Что касается распада Советского Союза, то не буду лукавить, не всё сразу стало понятно. Как и в большинстве других случаев, для большинства людей, живших в Советском Союзе, уже запутанных к этому времени болтовнёй с разных трибун, жонглированием термином «суверенитет», который стал употребляться даже по отношению к Краснопресненскому району Москвы. Напомню, что его руководитель Краснов, председатель Совета Краснопресненского района, считал, что птицы, летящие над Краснопресненским районом, являются неоъемлемой собственностью Краснопресненского района.
Соответственно, была большая путаница, и в этом и состоял, косвенно, один из замыслов тех, кто собрался в Вискулях. Они ведь для того и подписали… Это было подано не как распад Советского Союза, а как создание Содружества. И потребовалось, конечно, некоторое время для того, чтобы разобраться в том, что это было за Содружество, к чему оно приводит. Оно ведь не было выполнено в своих изначальных посылах. Например, когда дело касается общих вооруженных сил и тому подобных вещей. Всё это очень скоро пошло под нож.
— Как вы считаете, в чем причины распада СССР? Это было неминуемо?
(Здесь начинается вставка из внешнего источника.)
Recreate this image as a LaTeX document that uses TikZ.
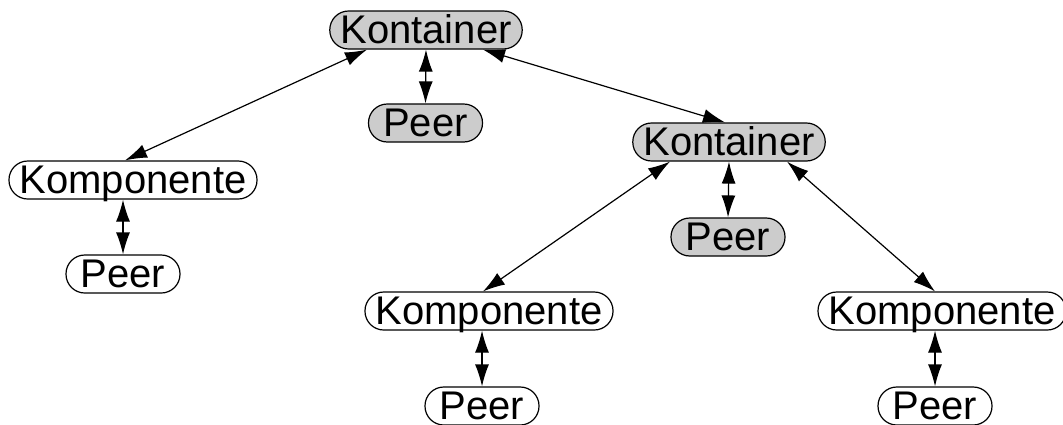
\documentclass[tikz,border=0pt]{standalone}
\usepackage{fontspec}
\setmainfont{Liberation Sans}
\usepackage{tikz}
\usetikzlibrary{arrows.meta,positioning}

\definecolor{kontgray}{RGB}{204,204,204}

\tikzset{
    box/.style={draw, line width=0.6pt, rounded corners=9.4pt, inner xsep=5.3pt, inner ysep=0.5pt,
        text height=15.5pt, text depth=2.5pt, font=\fontsize{20}{24}\selectfont},
    kont/.style={box, fill=kontgray},
    komp/.style={box, fill=white},
    peer/.style={box, minimum width=57pt},
    link/.style={{Latex[length=11pt,width=7pt]}-{Latex[length=11pt,width=7pt]}, line width=0.6pt}
}

\begin{document}
\begin{tikzpicture}[x=0.5pt, y=-0.5pt]
    \useasboundingbox (0, 0) rectangle (1063, 424);

        %% top
        \node[kont] (k1) at (426, 30){Kontainer};
            \node[peer, fill=kontgray] (p1) at (425.5, 123){Peer};

        %% left
        \node[komp] (c1) at (133, 180){Komponente};
            \node[peer] (p3) at (123, 274){Peer};

        %% right
        \node[kont] (k2) at (729, 142){Kontainer};
            \node[peer, fill=kontgray] (p2) at (728, 237){Peer};

        \node[komp] (c2) at (489, 311){Komponente};
            \node[peer] (p4) at (482, 406){Peer};
        \node[komp] (c3) at (942, 311){Komponente};
            \node[peer] (p5) at (935, 406){Peer};

        %% links
        \draw[link] (k1.south) to (p1.north);
        \draw[link] ([xshift=-29.5pt]k1.south) to ([xshift=-4pt]c1.north);
        \draw[link] ([xshift=28.5pt]k1.south) to ([xshift=-2pt]k2.north);
        \draw[link] (k2.south) to (p2.north);
        \draw[link] ([xshift=-29.5pt]k2.south) to ([xshift=-3pt]c2.north);
        \draw[link] ([xshift=29pt]k2.south) to ([xshift=-3.5pt]c3.north);
        \draw[link] (p3.north |- c1.south) to (p3.north);
        \draw[link] (p4.north |- c2.south) to (p4.north);
        \draw[link] (p5.north |- c3.south) to (p5.north);
\end{tikzpicture}
\end{document}
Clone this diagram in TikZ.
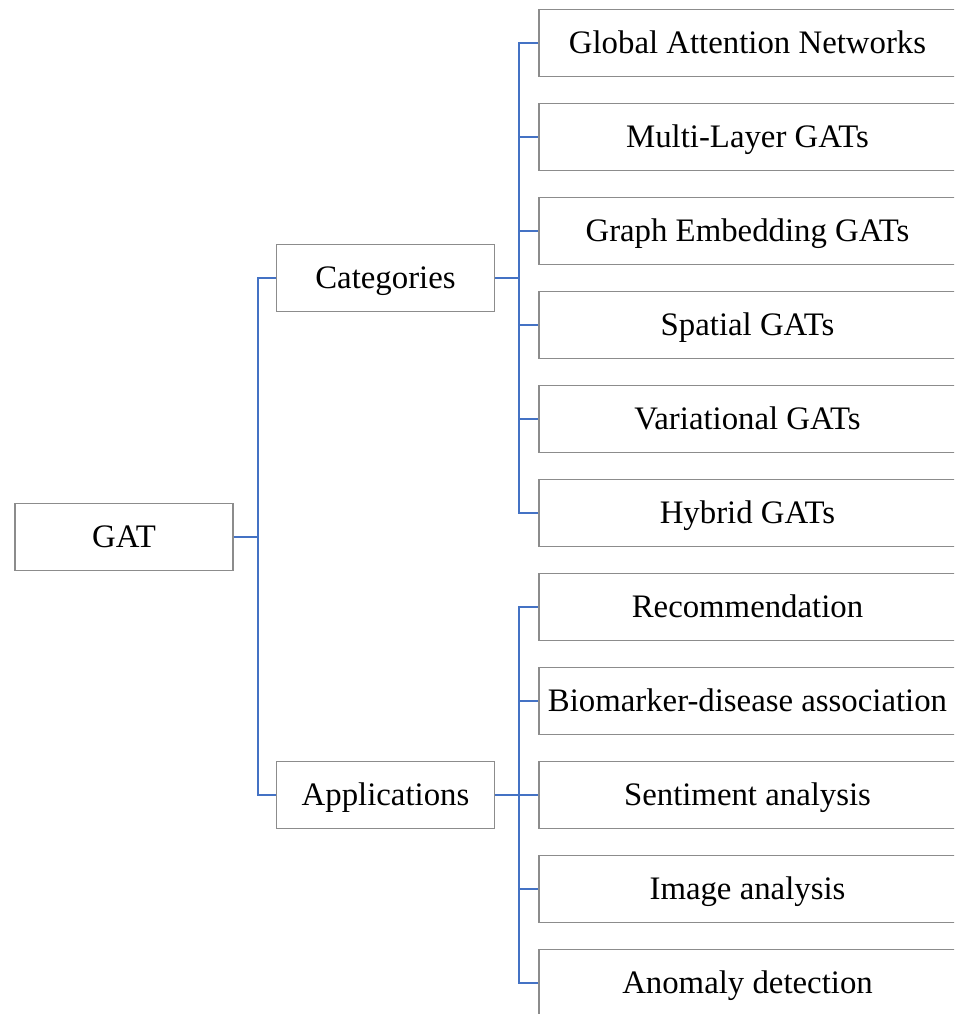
\documentclass[tikz,border=0pt]{standalone}
\usepackage{fontspec}
\setmainfont{Liberation Serif}
\usetikzlibrary{positioning}
\definecolor{linkblue}{HTML}{4472C4}
\definecolor{boxgray}{HTML}{8C8C8C}

\begin{document}
\begin{tikzpicture}[x=0.03cm, y=-0.03cm, every node/.style={rectangle, draw=boxgray, line width=1pt, font=\fontsize{28}{32}\selectfont, inner sep=0pt, text height=19.6pt, text depth=1.7pt}, mid/.style={minimum width=6.54cm, minimum height=2.01cm}, leaf/.style={minimum width=12.51cm, minimum height=2.01cm}, link/.style={draw=linkblue, line width=1.6pt}]
\clip (0,0) rectangle (954,1014);
\node[mid] (gat) at (124,537) {GAT};
\node[mid] (cat) at (385.5,278) {Categories};
\node[mid] (app) at (385.5,795) {Applications};
\node[leaf] (c1) at (747.5,43) {Global Attention Networks};
\node[leaf] (c2) at (747.5,137) {Multi-Layer GATs};
\node[leaf] (c3) at (747.5,231) {Graph Embedding GATs};
\node[leaf] (c4) at (747.5,325) {Spatial GATs};
\node[leaf] (c5) at (747.5,419) {Variational GATs};
\node[leaf] (c6) at (747.5,513) {Hybrid GATs};
\node[leaf] (a1) at (747.5,607) {Recommendation};
\node[leaf] (a2) at (747.5,701) {Biomarker-disease association};
\node[leaf] (a3) at (747.5,795) {Sentiment analysis};
\node[leaf] (a4) at (747.5,889) {Image analysis};
\node[leaf] (a5) at (747.5,983) {Anomaly detection};
\draw[link] (gat.east) -- ++(24,0) |- (cat.west);
\draw[link] (gat.east) -- ++(24,0) |- (app.west);
\draw[link] (cat.east) -- ++(24,0) |- (c1.west);
\draw[link] (cat.east) -- ++(24,0) |- (c2.west);
\draw[link] (cat.east) -- ++(24,0) |- (c3.west);
\draw[link] (cat.east) -- ++(24,0) |- (c4.west);
\draw[link] (cat.east) -- ++(24,0) |- (c5.west);
\draw[link] (cat.east) -- ++(24,0) |- (c6.west);
\draw[link] (app.east) -- ++(24,0) |- (a1.west);
\draw[link] (app.east) -- ++(24,0) |- (a2.west);
\draw[link] (app.east) -- ++(24,0) |- (a3.west);
\draw[link] (app.east) -- ++(24,0) |- (a4.west);
\draw[link] (app.east) -- ++(24,0) |- (a5.west);
\end{tikzpicture}
\end{document}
Или, всё-таки, можно было что-то сделать?
— Конечно, минуемо. Это был момент, который требовал другого руководства в стране, требовал другого понимания того, что происходит, более ясного. Мы дали себя увлечь болтовнёй, дали увлечь себя прекраснодушными идеями. Абсолютно точно, что отмена руководящей и направляющей (КПСС — Ред.) и сдача полномочий Советам — то, что считается признаком отказа от тоталитарного общества — одновременно была и развалом Советского Союза, потому что в условиях такой Конституции, с правом выхода союзных республик — Коммунистическая партия была цементирующим стержнем этого Советского Союза… Государственная партия! Коммунистической она при этом была, капиталистической — не важно, она была просто политической силой, которая удерживала эти республики в узде от распада. Это не было оценено никем, и, прежде всего, Горбачевым.
Безусловно, могли быть разные варианты. То, что они могли быть, показывает пример Китая, который тоже подходил к такой черте, но удержался после Тяньаньмэнь. Вот так.